▶ _Stated task_: Reproduce all of the data below without alteration; exclude every picture.

▶ _Data_:

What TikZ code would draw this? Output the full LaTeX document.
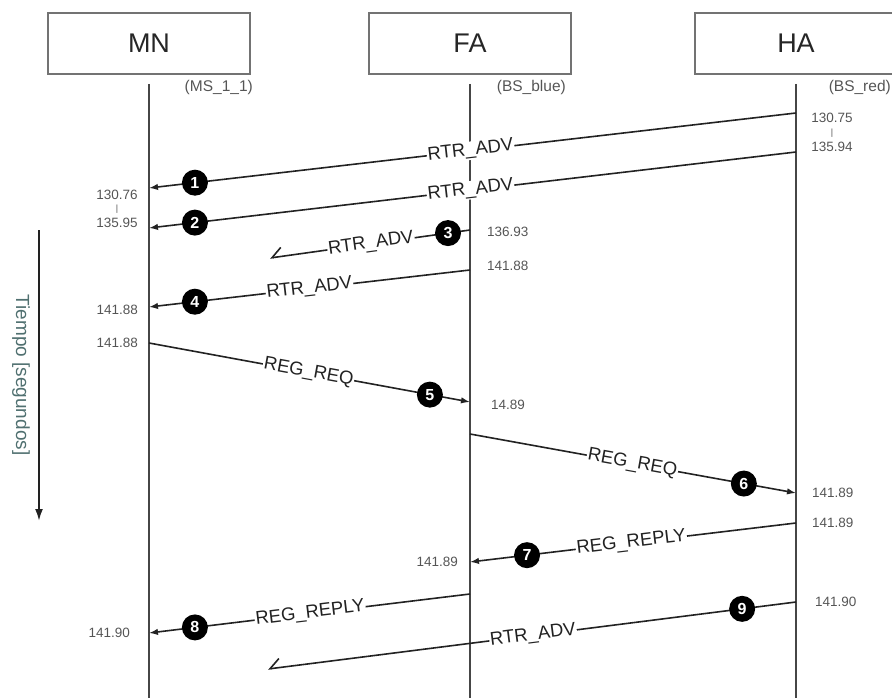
\documentclass[tikz,border=0pt]{standalone}
\usepackage{fontspec}
\setmainfont{Liberation Sans}
\usetikzlibrary{arrows.meta}
\definecolor{ink}{RGB}{34,34,34}
\definecolor{life}{RGB}{70,70,70}
\definecolor{boxline}{RGB}{115,115,115}
\definecolor{stamp}{RGB}{85,85,85}
\definecolor{axistext}{RGB}{80,112,112}

\begin{document}
\begin{tikzpicture}[x=1pt,y=-1pt,
  actor/.style={draw=boxline, line width=1.4pt, fill=white, minimum width=202pt,
    minimum height=61pt, inner sep=0pt, text=black!85,
    font=\fontsize{27}{30}\selectfont},
  tag/.style={inner sep=0pt, text=stamp, font=\fontsize{15.5}{17}\selectfont},
  lifeline/.style={draw=life, line width=1.6pt},
  msg/.style={draw=ink, line width=1.6pt, -{Latex[length=9pt,width=6.5pt]}},
  lost/.style={draw=ink, line width=1.6pt,
    -{Straight Barb[length=10pt,width=18pt,harpoon,swap]}},
  lbl/.style={sloped, fill=white, inner sep=1pt, text=ink,
    font=\fontsize{18.5}{20}\selectfont},
  num/.style={circle, fill=black, text=white, minimum size=26pt, inner sep=0pt,
    font=\fontsize{16}{16}\selectfont\bfseries},
  time/.style={inner sep=0pt, text=stamp, font=\fontsize{13.5}{14}\selectfont},
  bar/.style={inner sep=0pt, text=stamp, font=\fontsize{9}{9}\selectfont},
]
\useasboundingbox (0,0) rectangle (892,698);
\clip (0,0) rectangle (892,698);

% participants
\node[actor] (mn) at (149,43.5) {MN};
\node[actor] (fa) at (470,43.5) {FA};
\node[actor] (ha) at (796,43.5) {HA};
\node[tag, anchor=east] (mntag) at (253,87) {(MS\_1\_1)};
\node[tag, anchor=east] (fatag) at (566,87) {(BS\_blue)};
\node[tag, anchor=east] (hatag) at (891,87) {(BS\_red)};

% lifelines
\coordinate (mnTop) at (149,84);  \coordinate (mnBot) at (149,698);
\coordinate (faTop) at (470,84);  \coordinate (faBot) at (470,698);
\coordinate (haTop) at (796,84);  \coordinate (haBot) at (796,698);
\draw[lifeline] (mnTop) -- (mnBot);
\draw[lifeline] (faTop) -- (faBot);
\draw[lifeline] (haTop) -- (haBot);

% time axis
\coordinate (tTop) at (39,230);
\coordinate (tBot) at (39,521);
\draw[draw=ink, line width=2pt, -{Latex[length=12pt,width=8pt]}] (tTop) -- (tBot);
\node[rotate=-90, inner sep=0pt, text=axistext, font=\fontsize{19}{20}\selectfont]
  (axis) at (21,375) {Tiempo [segundos]};

% message end points
\coordinate (ha1) at (796,113);  \coordinate (mn1) at (149,188);
\coordinate (ha2) at (796,152);  \coordinate (mn2) at (149,228);
\coordinate (fa3) at (470,230);  \coordinate (lost3) at (270,258);
\coordinate (fa4) at (470,270);  \coordinate (mn4) at (149,307);
\coordinate (mn5) at (149,343);  \coordinate (fa5) at (470,402);
\coordinate (fa6) at (470,434);  \coordinate (ha6) at (796,493);
\coordinate (ha7) at (796,523);  \coordinate (fa7) at (470,562);
\coordinate (fa8) at (470,594);  \coordinate (mn8) at (149,633);
\coordinate (ha9) at (796,602);  \coordinate (lost9) at (268,669);

% messages
\draw[msg] (ha1) -- node[lbl, pos=0.503] (l1) {RTR\_ADV}
  node[num, pos=0.929] (n1) {1} (mn1);
\draw[msg] (ha2) -- node[lbl, pos=0.503] (l2) {RTR\_ADV}
  node[num, pos=0.929] (n2) {2} (mn2);
\draw[lost] (fa3) -- node[lbl, pos=0.495] (l3) {RTR\_ADV}
  node[num, pos=0.11] (n3) {3} (lost3);
\draw[msg] (fa4) -- node[lbl, pos=0.5] (l4) {RTR\_ADV}
  node[num, pos=0.857] (n4) {4} (mn4);
\draw[msg] (mn5) -- node[lbl, pos=0.497] (l5) {REG\_REQ}
  node[num, pos=0.875] (n5) {5} (fa5);
\draw[msg] (fa6) -- node[lbl, pos=0.498] (l6) {REG\_REQ}
  node[num, pos=0.84] (n6) {6} (ha6);
\draw[msg] (ha7) -- node[lbl, pos=0.505] (l7) {REG\_REPLY}
  node[num, pos=0.825] (n7) {7} (fa7);
\draw[msg] (fa8) -- node[lbl, pos=0.498] (l8) {REG\_REPLY}
  node[num, pos=0.857] (n8) {8} (mn8);
\draw[lost] (ha9) -- node[lbl, pos=0.498] (l9) {RTR\_ADV}
  node[num, pos=0.102] (n9) {9} (lost9);

% time stamps
\node[time] (s1a) at (117,195) {130.76};
\node[bar]  (s1b) at (117,209) {|};
\node[time] (s1c) at (117,223) {135.95};
\node[time] (s2a) at (832,118) {130.75};
\node[bar]  (s2b) at (832,133) {|};
\node[time] (s2c) at (832,147) {135.94};
\node[time, anchor=west] (s3) at (487,232) {136.93};
\node[time, anchor=west] (s4) at (487,266) {141.88};
\node[time, anchor=east] (s5) at (138,310) {141.88};
\node[time, anchor=east] (s6) at (138,343) {141.88};
\node[time, anchor=west] (s7) at (491,405) {14.89};
\node[time, anchor=west] (s8) at (812,493) {141.89};
\node[time, anchor=west] (s9) at (812,523) {141.89};
\node[time, anchor=east] (s10) at (458,562) {141.89};
\node[time, anchor=west] (s11) at (815,602) {141.90};
\node[time, anchor=east] (s12) at (130,633) {141.90};
\end{tikzpicture}
\end{document}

▶ _Exercise solution_:
What TikZ code would draw this? Output the full LaTeX document.
\documentclass[tikz,border=0pt]{standalone}
\usepackage{fontspec}
\setmainfont{Liberation Sans}
\usetikzlibrary{arrows.meta}
\definecolor{ink}{RGB}{34,34,34}
\definecolor{life}{RGB}{70,70,70}
\definecolor{boxline}{RGB}{115,115,115}
\definecolor{stamp}{RGB}{85,85,85}
\definecolor{axistext}{RGB}{80,112,112}

\begin{document}
\begin{tikzpicture}[x=1pt,y=-1pt,
  actor/.style={draw=boxline, line width=1.4pt, fill=white, minimum width=202pt,
    minimum height=61pt, inner sep=0pt, text=black!85,
    font=\fontsize{27}{30}\selectfont},
  tag/.style={inner sep=0pt, text=stamp, font=\fontsize{15.5}{17}\selectfont},
  lifeline/.style={draw=life, line width=1.6pt},
  msg/.style={draw=ink, line width=1.6pt, -{Latex[length=9pt,width=6.5pt]}},
  lost/.style={draw=ink, line width=1.6pt,
    -{Straight Barb[length=10pt,width=18pt,harpoon,swap]}},
  lbl/.style={sloped, fill=white, inner sep=1pt, text=ink,
    font=\fontsize{18.5}{20}\selectfont},
  num/.style={circle, fill=black, text=white, minimum size=26pt, inner sep=0pt,
    font=\fontsize{16}{16}\selectfont\bfseries},
  time/.style={inner sep=0pt, text=stamp, font=\fontsize{13.5}{14}\selectfont},
  bar/.style={inner sep=0pt, text=stamp, font=\fontsize{9}{9}\selectfont},
]
\useasboundingbox (0,0) rectangle (892,698);
\clip (0,0) rectangle (892,698);

% participants
\node[actor] (mn) at (149,43.5) {MN};
\node[actor] (fa) at (470,43.5) {FA};
\node[actor] (ha) at (796,43.5) {HA};
\node[tag, anchor=east] (mntag) at (253,87) {(MS\_1\_1)};
\node[tag, anchor=east] (fatag) at (566,87) {(BS\_blue)};
\node[tag, anchor=east] (hatag) at (891,87) {(BS\_red)};

% lifelines
\coordinate (mnTop) at (149,84);  \coordinate (mnBot) at (149,698);
\coordinate (faTop) at (470,84);  \coordinate (faBot) at (470,698);
\coordinate (haTop) at (796,84);  \coordinate (haBot) at (796,698);
\draw[lifeline] (mnTop) -- (mnBot);
\draw[lifeline] (faTop) -- (faBot);
\draw[lifeline] (haTop) -- (haBot);

% time axis
\coordinate (tTop) at (39,230);
\coordinate (tBot) at (39,521);
\draw[draw=ink, line width=2pt, -{Latex[length=12pt,width=8pt]}] (tTop) -- (tBot);
\node[rotate=-90, inner sep=0pt, text=axistext, font=\fontsize{19}{20}\selectfont]
  (axis) at (21,375) {Tiempo [segundos]};

% message end points
\coordinate (ha1) at (796,113);  \coordinate (mn1) at (149,188);
\coordinate (ha2) at (796,152);  \coordinate (mn2) at (149,228);
\coordinate (fa3) at (470,230);  \coordinate (lost3) at (270,258);
\coordinate (fa4) at (470,270);  \coordinate (mn4) at (149,307);
\coordinate (mn5) at (149,343);  \coordinate (fa5) at (470,402);
\coordinate (fa6) at (470,434);  \coordinate (ha6) at (796,493);
\coordinate (ha7) at (796,523);  \coordinate (fa7) at (470,562);
\coordinate (fa8) at (470,594);  \coordinate (mn8) at (149,633);
\coordinate (ha9) at (796,602);  \coordinate (lost9) at (268,669);

% messages
\draw[msg] (ha1) -- node[lbl, pos=0.503] (l1) {RTR\_ADV}
  node[num, pos=0.929] (n1) {1} (mn1);
\draw[msg] (ha2) -- node[lbl, pos=0.503] (l2) {RTR\_ADV}
  node[num, pos=0.929] (n2) {2} (mn2);
\draw[lost] (fa3) -- node[lbl, pos=0.495] (l3) {RTR\_ADV}
  node[num, pos=0.11] (n3) {3} (lost3);
\draw[msg] (fa4) -- node[lbl, pos=0.5] (l4) {RTR\_ADV}
  node[num, pos=0.857] (n4) {4} (mn4);
\draw[msg] (mn5) -- node[lbl, pos=0.497] (l5) {REG\_REQ}
  node[num, pos=0.875] (n5) {5} (fa5);
\draw[msg] (fa6) -- node[lbl, pos=0.498] (l6) {REG\_REQ}
  node[num, pos=0.84] (n6) {6} (ha6);
\draw[msg] (ha7) -- node[lbl, pos=0.505] (l7) {REG\_REPLY}
  node[num, pos=0.825] (n7) {7} (fa7);
\draw[msg] (fa8) -- node[lbl, pos=0.498] (l8) {REG\_REPLY}
  node[num, pos=0.857] (n8) {8} (mn8);
\draw[lost] (ha9) -- node[lbl, pos=0.498] (l9) {RTR\_ADV}
  node[num, pos=0.102] (n9) {9} (lost9);

% time stamps
\node[time] (s1a) at (117,195) {130.76};
\node[bar]  (s1b) at (117,209) {|};
\node[time] (s1c) at (117,223) {135.95};
\node[time] (s2a) at (832,118) {130.75};
\node[bar]  (s2b) at (832,133) {|};
\node[time] (s2c) at (832,147) {135.94};
\node[time, anchor=west] (s3) at (487,232) {136.93};
\node[time, anchor=west] (s4) at (487,266) {141.88};
\node[time, anchor=east] (s5) at (138,310) {141.88};
\node[time, anchor=east] (s6) at (138,343) {141.88};
\node[time, anchor=west] (s7) at (491,405) {14.89};
\node[time, anchor=west] (s8) at (812,493) {141.89};
\node[time, anchor=west] (s9) at (812,523) {141.89};
\node[time, anchor=east] (s10) at (458,562) {141.89};
\node[time, anchor=west] (s11) at (815,602) {141.90};
\node[time, anchor=east] (s12) at (130,633) {141.90};
\end{tikzpicture}
\end{document}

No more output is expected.